While groups like PETA may raise awareness of cruelty to animals and organisations like the RSPCA may help stop some abuse, human corruption will remain as a problem. We need a solution that deals with the cause of animal abuse. God’s good gift of creation foreshadows the good gift of salvation. If human corruption is the problem that damages both us and animals, Jesus is the solution. Jesus solves the problem by being the king who will restore the world to its original goodness and the saviour who will rescue us from corruption.

Rev Luke Isham, Horsham Presbyterian Church on behalf of the Horsham Minister's Association.

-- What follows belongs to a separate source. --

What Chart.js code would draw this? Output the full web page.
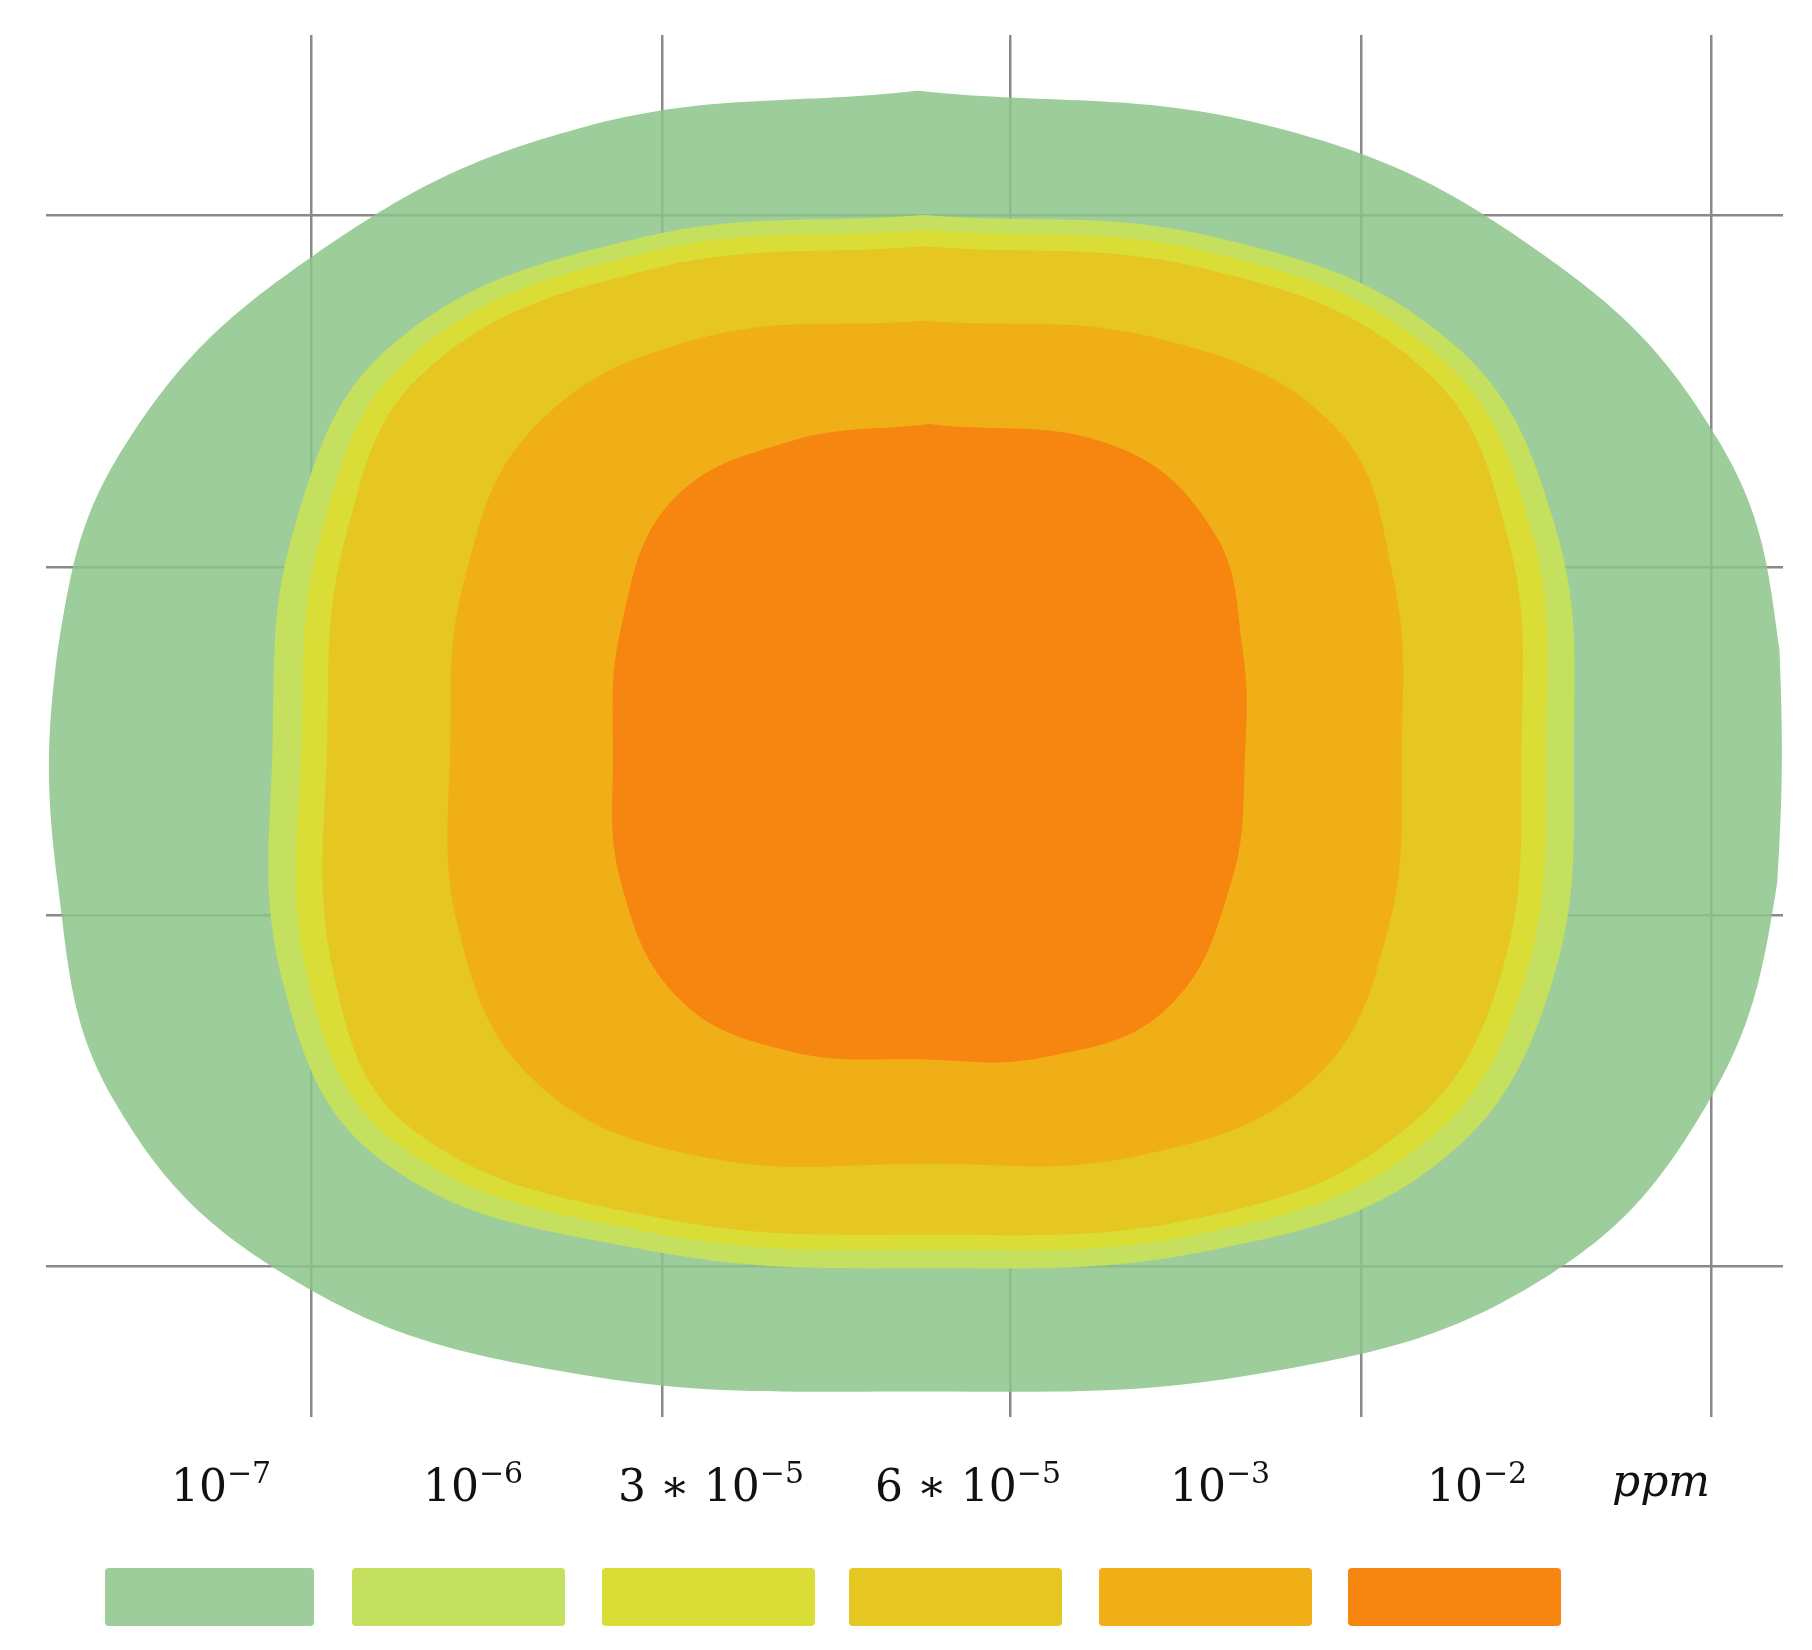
<!DOCTYPE html>
<html>
<head>
<meta charset="utf-8">
<script src="https://cdn.jsdelivr.net/npm/chart.js@4.4.1/dist/chart.umd.min.js"></script>
<style>
  body { margin: 0; background: #fff; }
  #wrap { position: relative; width: 1812px; height: 1650px; }
  #legend { position: absolute; left: 0; top: 0; width: 1812px; height: 1650px; pointer-events: none;
            font-family: "DejaVu Serif", "Liberation Serif", serif; color: #111; }
  .lab { position: absolute; top: 1455px; font-size: 44px; transform: translateX(-50%); white-space: nowrap; }
  .lab sup { font-size: 30px; vertical-align: 18px; }
  .sw { position: absolute; top: 1568px; height: 58px; border-radius: 4px; }
</style>
</head>
<body>
<div id="wrap">
  <canvas id="c" width="1812" height="1650"></canvas>
  <div id="legend"></div>
</div>
<script>
const levels = ["10<sup>\u22127</sup>", "10<sup>\u22126</sup>", "3 \u2217 10<sup>\u22125</sup>",
                "6 \u2217 10<sup>\u22125</sup>", "10<sup>\u22123</sup>", "10<sup>\u22122</sup>"];
const colors = ["rgba(139,196,136,0.85)", "#c4e05e", "#d9dd36", "#e6c621", "#f0ae17", "#f78610"];
const swatchColors = ["#9ccd9a", "#c4e05e", "#d9dd36", "#e6c621", "#f0ae17", "#f78610"];

const xGrid = [268, 570, 870, 1172, 1473];
const yGrid = [185, 488, 788, 1090];

const contour1 = [[790,78],[1100,110],[1330,220],[1480,380],[1532,560],[1530,760],[1470,950],[1330,1100],[1100,1180],[790,1198],[480,1180],[250,1100],[100,950],[50,760],[50,560],[110,380],[270,220],[500,110]];
const contour2 = [[795,185],[1050,205],[1250,295],[1338,450],[1355,640],[1335,850],[1240,1000],[1050,1075],[800,1092],[550,1075],[330,1000],[245,850],[235,640],[255,450],[340,295],[550,205]];
const contour3 = [[795,198],[1045,218],[1238,306],[1318,455],[1331,640],[1312,845],[1225,985],[1045,1060],[800,1076],[555,1060],[343,985],[266,845],[260,640],[278,455],[355,306],[555,218]];
const contour4 = [[795,212],[1040,232],[1226,318],[1298,462],[1310,640],[1292,840],[1210,972],[1040,1047],[800,1063],[560,1047],[355,972],[288,840],[282,640],[298,462],[368,318],[560,232]];
const contour5 = [[795,276],[1000,292],[1150,368],[1200,500],[1207,640],[1195,800],[1130,930],[980,995],[800,1002],[600,995],[460,930],[395,800],[388,640],[400,500],[460,368],[600,292]];
const contour6 = [[800,365],[960,384],[1045,458],[1070,560],[1072,650],[1060,760],[1005,868],[900,910],[790,912],[680,905],[585,860],[535,760],[528,650],[535,540],[578,432],[680,380]];
const contours = [contour1, contour2, contour3, contour4, contour5, contour6];

const datasets = contours.map((pts, i) => {
  const data = pts.map(p => ({ x: p[0], y: p[1] }));
  data.push(data[0]);
  return {
    data,
    showLine: true,
    fill: "shape",
    backgroundColor: colors[i],
    borderWidth: 0,
    borderColor: "transparent",
    pointRadius: 0,
    tension: 0.4,
    order: 10 - i
  };
});

const gridOpts = { color: "#8a8a8a", lineWidth: 2.5, borderDash: [3, 5], drawTicks: false };

new Chart(document.getElementById("c"), {
  type: "scatter",
  data: { datasets },
  options: {
    responsive: false,
    animation: false,
    layout: { padding: { left: 46, right: 29, top: 35, bottom: 233 } },
    plugins: { legend: { display: false }, tooltip: { enabled: false } },
    scales: {
      x: {
        type: "linear", min: 40, max: 1535,
        grid: gridOpts, border: { display: false },
        ticks: { display: false },
        afterBuildTicks: s => { s.ticks = xGrid.map(v => ({ value: v })); }
      },
      y: {
        type: "linear", min: 30, max: 1220, reverse: true,
        grid: gridOpts, border: { display: false },
        ticks: { display: false },
        afterBuildTicks: s => { s.ticks = yGrid.map(v => ({ value: v })); }
      }
    }
  }
});

// legend row
const legend = document.getElementById("legend");
const labCenters = [221, 473, 711, 968, 1220, 1477];
const swLeft = [105, 352, 602, 849, 1099, 1348];
levels.forEach((t, i) => {
  const lab = document.createElement("div");
  lab.className = "lab";
  lab.style.left = labCenters[i] + "px";
  lab.innerHTML = t;
  legend.appendChild(lab);
  const sw = document.createElement("div");
  sw.className = "sw";
  sw.style.left = swLeft[i] + "px";
  sw.style.width = (i === 0 ? 209 : 213) + "px";
  sw.style.background = swatchColors[i];
  legend.appendChild(sw);
});
const unit = document.createElement("div");
unit.className = "lab";
unit.style.left = "1661px";
unit.style.fontStyle = "italic";
unit.textContent = "ppm";
legend.appendChild(unit);
</script>
</body>
</html>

[No links for the opinion pages.]

Sunday, May 10, 2015

Productive citizens

"Increased child-care benefits for working parents." Great news on the face of it, but behind it sits the notion that Australian parents should be economic units contributing to the greater financial well-being of Australia. The child-care package announced today (on Mother's Day!) by Tony Abbott and Scott Morrison is designed to help trim the Budget, for example tighter benefit caps, while also encouraging parents (mainly, but not always mums) to re-enter the workforce. Amy and I are happy to receive welfare if we qualify, but the underlying assumption is that it's better for Amy to be in the workforce. With steep house prices, Amy may end up doing that and extra childcare benefits could be very helpful.
"[However] the extra spending of $3.5 billion over four years is contingent on the Senate passing cuts in last year's budget to Family Tax Benefits, including stopping payments entirely to single-income families when children turn six."
If governments have a role in protecting and encouraging human flourishing then why must it be measured financially? Why is it that single income families can't flourish? This is because financial prosperity is the matrix of progress in much of the secular world. One of the challenges of Christianity to help challenge this status quo and carve out cultural territory that is not measured financially. Books read, songs sung and people loved.